And so, while we know that Elijah was a great prophet, and lots of wonderful stories are told about him in the Old Testament, he–and his memory–play a role in the New Testament as well: his name comes up often when people wrestle with who Jesus is (for example, recall the crowd’s reaction to his last words in Matthew 27:47). Like Jesus, Elijah’s good news was particularly good for the poor, not the powerful and arrogant. While his preaching doesn’t go over well with Ahab and Jezebel, he does have a good word to bring to the poor but generous widow. Elijah begins with that always-reassuring good news, “Do not be afraid.” Angels and prophets and Jesus himself tell us not to live in fear, no matter how things look. The widow, at the end of her rope and preparing to die with her son, has salvation unexpectedly arriving at her door. Where there was scarcity, there is suddenly sufficiency. Terence Fretheim makes an intriguing observation here, about the way God is at work supplying what the widow needs just as God had provided what Elijah needed out there in the wilderness, when he fled the courts of the powerful, and the birds of the air brought him food. Fretheim writes that “the activities of both God and creature are considered crucial in bringing life at each step,” with the prophet himself, and the widow, and the birds all sharing what they have to offer: “effective power is exercised through the birds of the air, small gestures, meager resources, feeble words, human obedience, and the witness of a poor woman. Through such lowly means, God’s work gets done, even in the most hostile of places.”
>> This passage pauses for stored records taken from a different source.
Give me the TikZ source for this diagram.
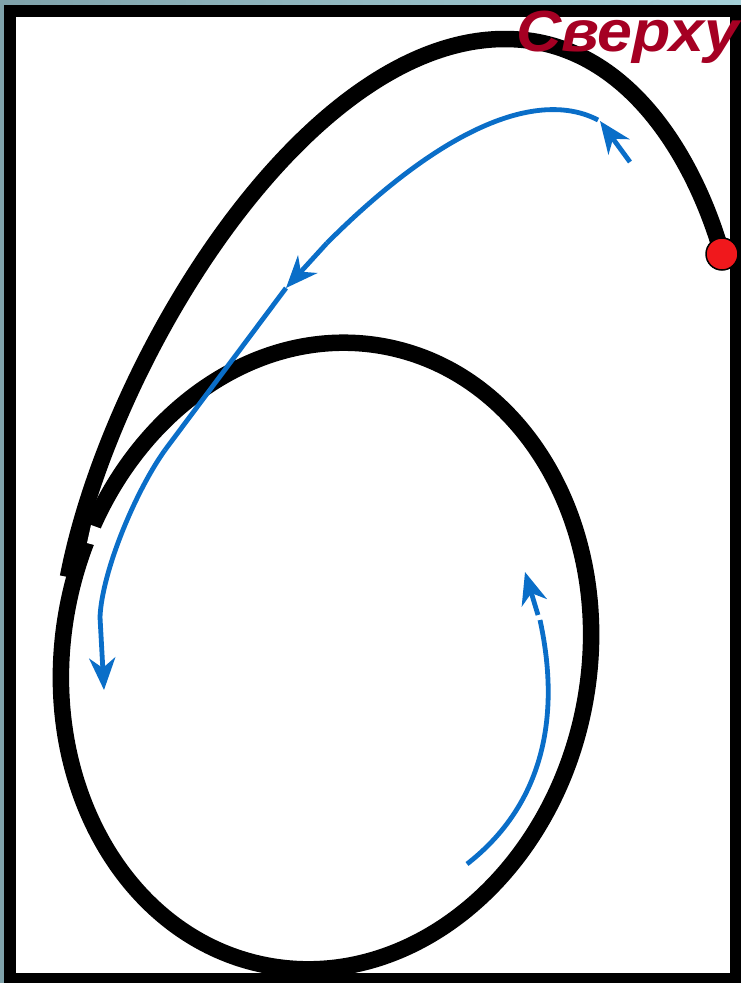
\documentclass[tikz,border=0pt]{standalone}
\usepackage{fontspec}
\setmainfont{Liberation Sans}
\usetikzlibrary{arrows.meta}
\definecolor{bgc}{RGB}{127,162,170}
\definecolor{bgc2}{RGB}{165,208,216}
\definecolor{arrowblue}{RGB}{10,110,200}
\definecolor{labelred}{RGB}{165,0,35}
\definecolor{dotred}{RGB}{240,24,28}
\begin{document}
\begin{tikzpicture}[x=1pt,y=-1pt,
  bluecurve/.style={draw=arrowblue, line width=4.8pt},
  bluetip/.style={-{Stealth[length=32pt,width=26pt,inset=10pt]}},
  blackcurve/.style={draw=black, line width=16.5pt},
]
\useasboundingbox (0,0) rectangle (741,983);
\shade[left color=bgc, right color=bgc2] (0,0) rectangle (741,983);
\fill[black] (4,5) rectangle (741,983);
\fill[white] (16,17) rectangle (730,973);

% named points
\coordinate (start) at (722,254);
\coordinate (top) at (505,39);
\coordinate (outerend) at (68,577);
\coordinate (c) at (326,656);

% outer black curve
\draw[blackcurve] (start) .. controls (694,156) and (625,39) .. (top)
  .. controls (305,39) and (110,360) .. (outerend);

% ellipse
\draw[blackcurve, rotate around={-11:(c)}] (c) ellipse [x radius=263pt, y radius=315pt];

% small white notch
\fill[white] (91,525) -- (102,529) -- (98,546) -- (87,543) -- cycle;

% blue arrows
\coordinate (a1) at (630,162);
\coordinate (a2) at (600,121);
\coordinate (b1) at (598,120);
\coordinate (b2) at (327,243);
\coordinate (c2) at (286,288);
\coordinate (d2) at (165,450);
\coordinate (f2) at (100,617);
\coordinate (g2) at (104,690);
\draw[bluecurve, bluetip] (a1) -- (a2);
\draw[bluecurve] (b1) .. controls (540.5,90) and (447,123) .. (b2);
\draw[bluecurve, bluetip] (b2) -- (c2);
\draw[bluecurve] (c2) -- (d2);
\draw[bluecurve] (d2) .. controls (135,492) and (102,572) .. (f2);
\draw[bluecurve, bluetip] (f2) -- (g2);

\coordinate (r1) at (467,864);
\coordinate (r2) at (540,620);
\coordinate (r2b) at (538,615);
\coordinate (r3) at (525,572);
\draw[bluecurve] (r1) .. controls (539,808) and (562.5,723.5) .. (r2);
\draw[bluecurve, bluetip] (r2b) -- (r3);

% red dot
\node[circle, fill=dotred, draw=black, line width=1.5pt, minimum size=32pt, inner sep=0pt] (dot) at (start) {};

% label
\node[anchor=base west, text=labelred, font=\fontsize{58}{58}\selectfont\bfseries\itshape, inner sep=0pt] (title) at (516,51) {\scalebox{1.08}[1]{Сверху}};
\end{tikzpicture}
\end{document}
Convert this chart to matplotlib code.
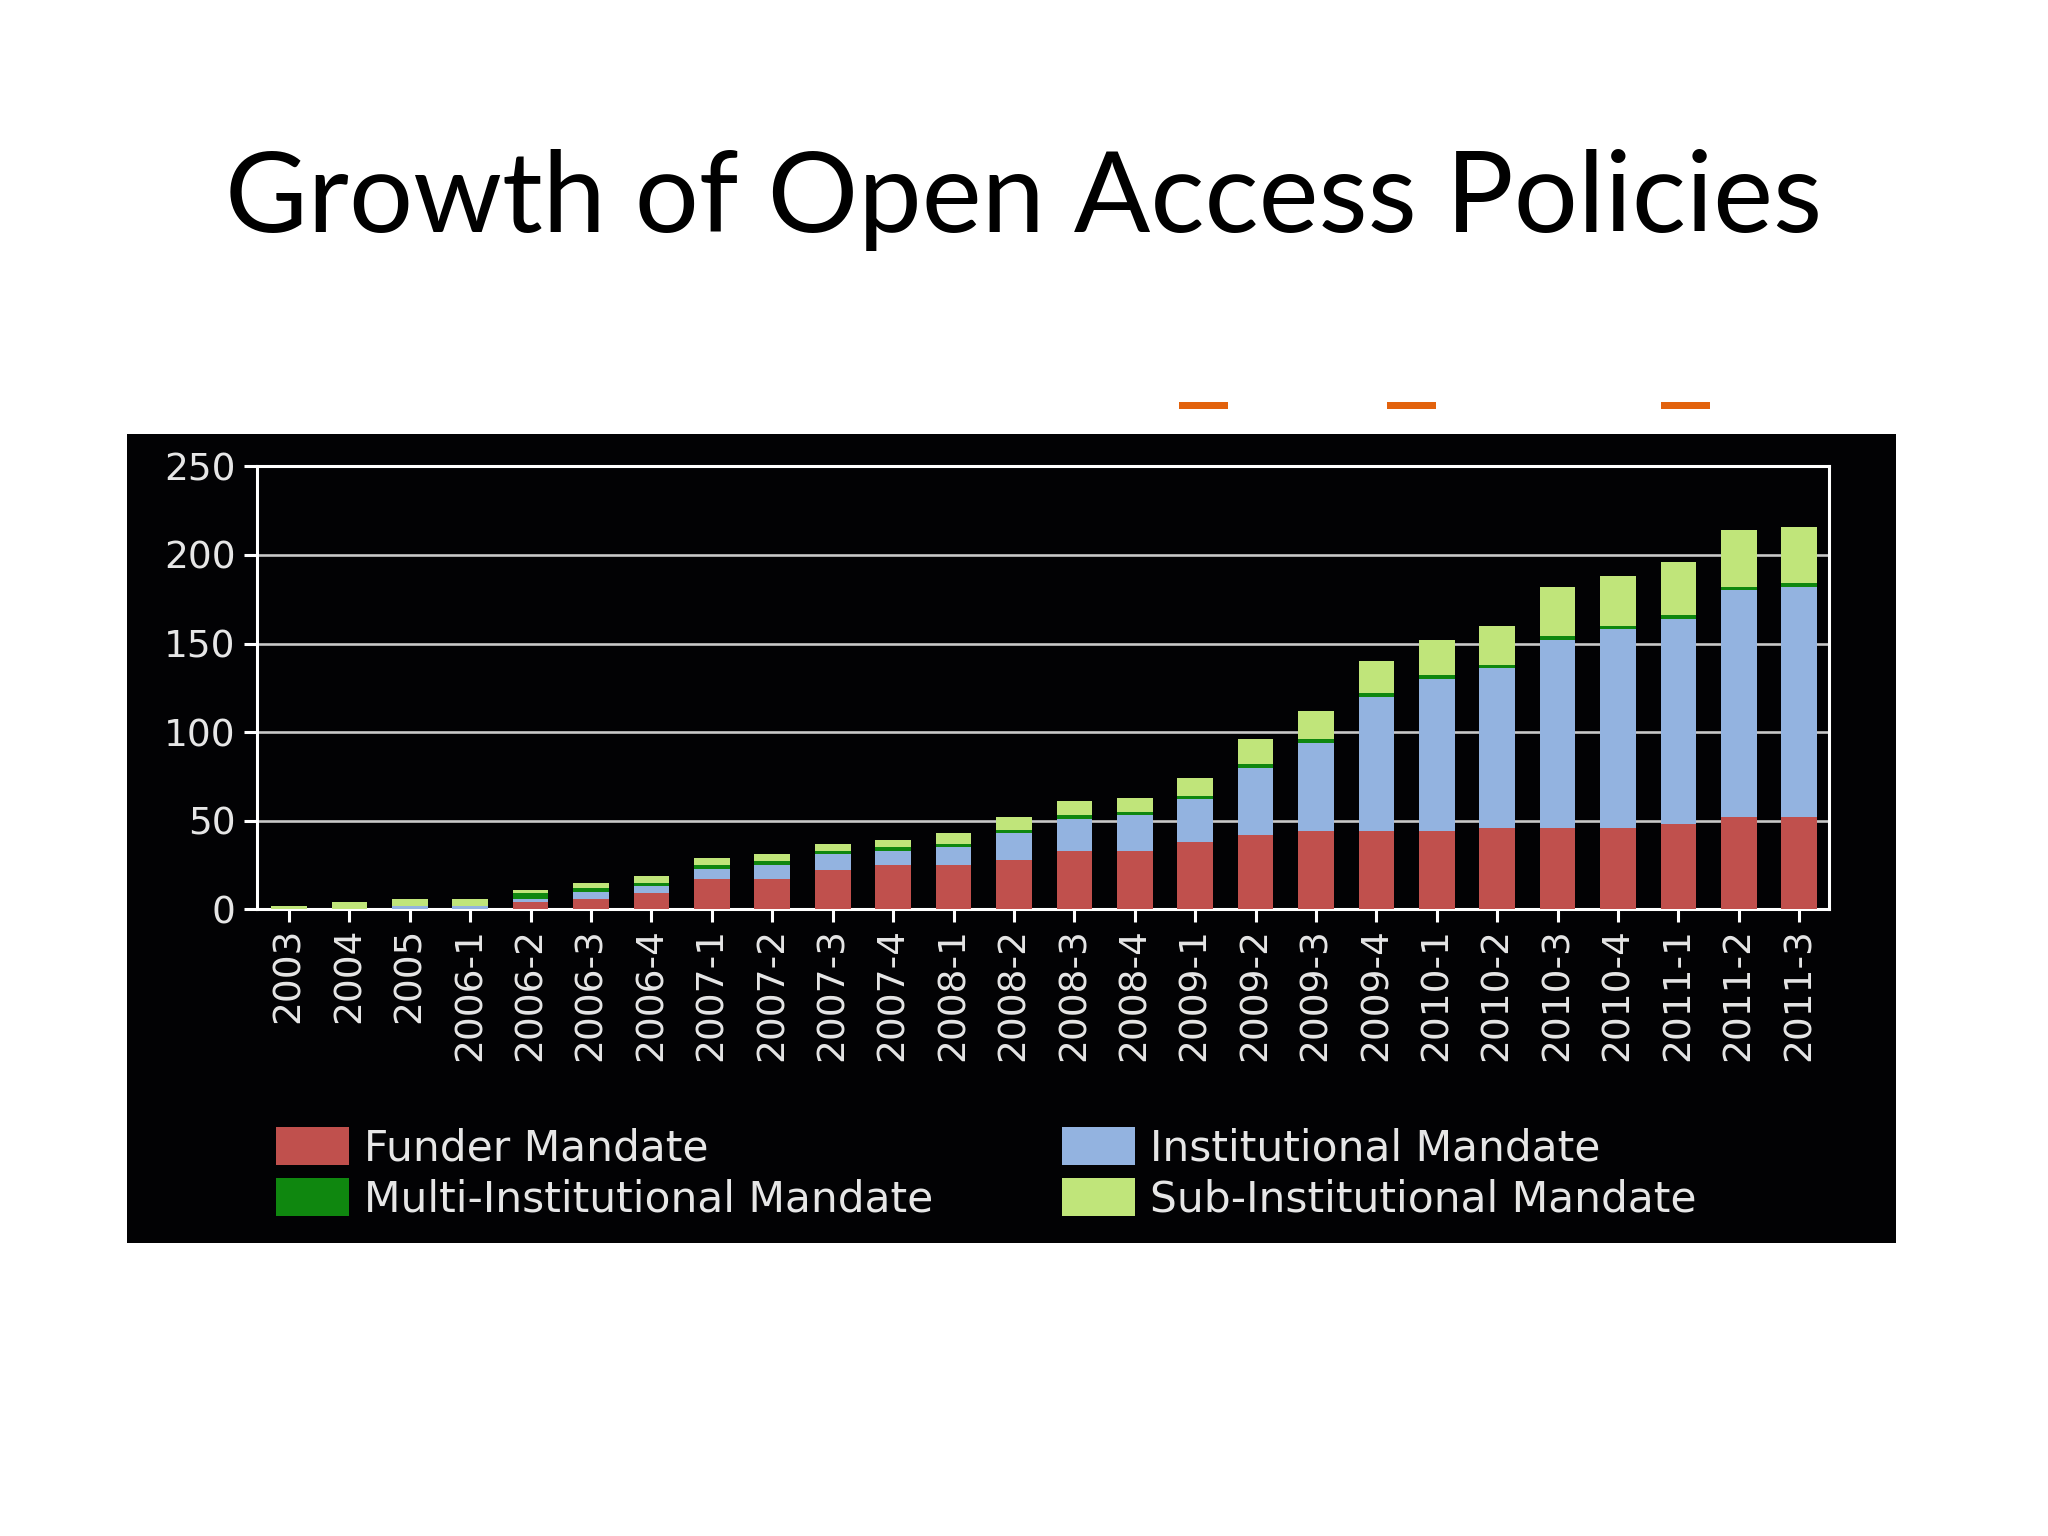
import matplotlib
matplotlib.use("Agg")
import numpy as np
import matplotlib.pyplot as plt
from matplotlib.patches import Rectangle

# quarters / years on the x axis
periods = ["2003", "2004", "2005", "2006-1", "2006-2", "2006-3", "2006-4",
           "2007-1", "2007-2", "2007-3", "2007-4", "2008-1", "2008-2", "2008-3",
           "2008-4", "2009-1", "2009-2", "2009-3", "2009-4", "2010-1", "2010-2",
           "2010-3", "2010-4", "2011-1", "2011-2", "2011-3"]

# number of policies per type (stacked, bottom to top)
funder = [0, 0, 0, 0, 4, 6, 9, 17, 17, 22, 25, 25, 28, 33, 33, 38, 42, 44,
          44, 44, 46, 46, 46, 48, 52, 52]
institutional = [0, 0, 2, 2, 2, 4, 4, 6, 8, 9, 8, 10, 15, 18, 20, 24, 38, 50,
                 76, 86, 90, 106, 112, 116, 128, 130]
multi_inst = [0, 0, 0, 0, 3, 2, 2, 2, 2, 2, 2, 2, 2, 2, 2, 2, 2, 2, 2, 2, 2,
              2, 2, 2, 2, 2]
sub_inst = [2, 4, 4, 4, 2, 3, 4, 4, 4, 4, 4, 6, 7, 8, 8, 10, 14, 16, 18, 20,
            22, 28, 28, 30, 32, 32]

RED = "#c0504d"
BLUE = "#93b3e0"
GREEN = "#0f870f"
LIME = "#c0e57a"
TXT = "#e6e6e6"

fig = plt.figure(figsize=(20.48, 15.36), dpi=100)
fig.patch.set_facecolor("white")

# slide title
fig.text(0.5, 0.849, "Growth of Open Access Policies", ha="center",
         va="baseline", fontsize=81.5, family="Lato", color="black")

# black panel behind the chart
fig.patches.append(Rectangle((0.062, 0.191), 0.864, 0.5265,
                             transform=fig.transFigure, facecolor="#020204",
                             edgecolor="none", zorder=-2))

# leftover orange marks above the panel
for x0 in [1179, 1387, 1661]:
    fig.patches.append(Rectangle((x0 / 2048, 1 - 409 / 1536), 49 / 2048, 7 / 1536,
                                 transform=fig.transFigure, facecolor="#e2620d",
                                 edgecolor="none", zorder=-1))

ax = fig.add_axes([0.1255, 0.408, 0.7675, 0.2884])
ax.set_facecolor("#020204")

x = np.arange(len(periods))
w = 0.59
b1 = np.array(funder)
b2 = b1 + np.array(institutional)
b3 = b2 + np.array(multi_inst)
ax.bar(x, funder, w, color=RED, label="Funder Mandate", zorder=3)
ax.bar(x, institutional, w, bottom=b1, color=BLUE, label="Institutional Mandate", zorder=3)
ax.bar(x, multi_inst, w, bottom=b2, color=GREEN, label="Multi-Institutional Mandate", zorder=3)
ax.bar(x, sub_inst, w, bottom=b3, color=LIME, label="Sub-Institutional Mandate", zorder=3)

ax.set_xlim(-0.53, len(periods) - 0.51)
ax.set_ylim(0, 250)
ax.set_yticks([0, 50, 100, 150, 200, 250])
ax.set_xticks(x)
ax.set_xticklabels(periods, rotation=90)
ax.yaxis.grid(True, color="#c8c8c8", linewidth=1.9, zorder=1)
ax.set_axisbelow(True)

for s in ax.spines.values():
    s.set_color("white")
    s.set_linewidth(2.2)

ax.tick_params(axis="both", colors="white", labelcolor=TXT, labelsize=27,
               length=9.5, width=2.2, direction="out")
ax.tick_params(axis="y", pad=6)
ax.tick_params(axis="x", pad=4)

handles, labels = ax.get_legend_handles_labels()
order = [0, 2, 1, 3]
leg = fig.legend([handles[i] for i in order], [labels[i] for i in order],
                 loc="upper left", bbox_to_anchor=(0.1348, 0.2663), ncol=2,
                 frameon=False, fontsize=30.5, handlelength=1.72, handleheight=1.0,
                 handletextpad=0.36, columnspacing=3.03, labelspacing=0.2,
                 borderpad=0, borderaxespad=0)
for t in leg.get_texts():
    t.set_color(TXT)

fig.savefig("out.png", dpi=100, facecolor="white")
Later, when the widow’s son lies dead, Elijah is summoned once again to be the means by which God brings new life. Indeed, where there appears to be death, there is, amazingly, life! Small, powerless, and yet full of insight, the woman recognizes that this is not magic or the work of humans, but the hand of the true God at work in her life, and she makes the leap of faith to trust the word of this God.

A leap of hope

Or could it be instead a leap of hope? Tremper Longman III makes an interesting claim when he says, “The demand that the prophet be fed first allows the widow to demonstrate faith in God.” I find it a challenge to imagine that this poor, desperate woman has “faith” in any “G/god” (Elijah’s or her own) at this point: after all, she is preparing herself, and her son, to die. I suspect that there are other things than faith at work in her at this moment, things we Christians don’t focus on as quickly or as easily, and hope is one of those things. A reading like this one, in the midst of drought and famine, thirst and hunger, poverty and despair, provokes reflection on the phrase, “desperate hope,” for desperation, or despair, paradoxically, suggests hope-less-ness. However, at the worst possible moments, hope can still persist deep within our hearts, no matter what God or god we have been raised to worship, and taught to place our faith in. Perhaps the word “desolation” fits the widow’s situation even better, because it means “emptiness,” and when there’s nothing left, and you’re totally empty, there is room for grace to move in. Could it be that surrounding ourselves with so many things, so many activities, so much noise, so many worries, makes it hard for us to open up our selves, our hearts, to God’s love to fill in the empty places underneath it all? It’s not that our spirits aren’t hungry, maybe even starving, but if we fill ourselves with enough spiritual junk food, we may not even be around when the prophet bearing good news–and hope–arrives.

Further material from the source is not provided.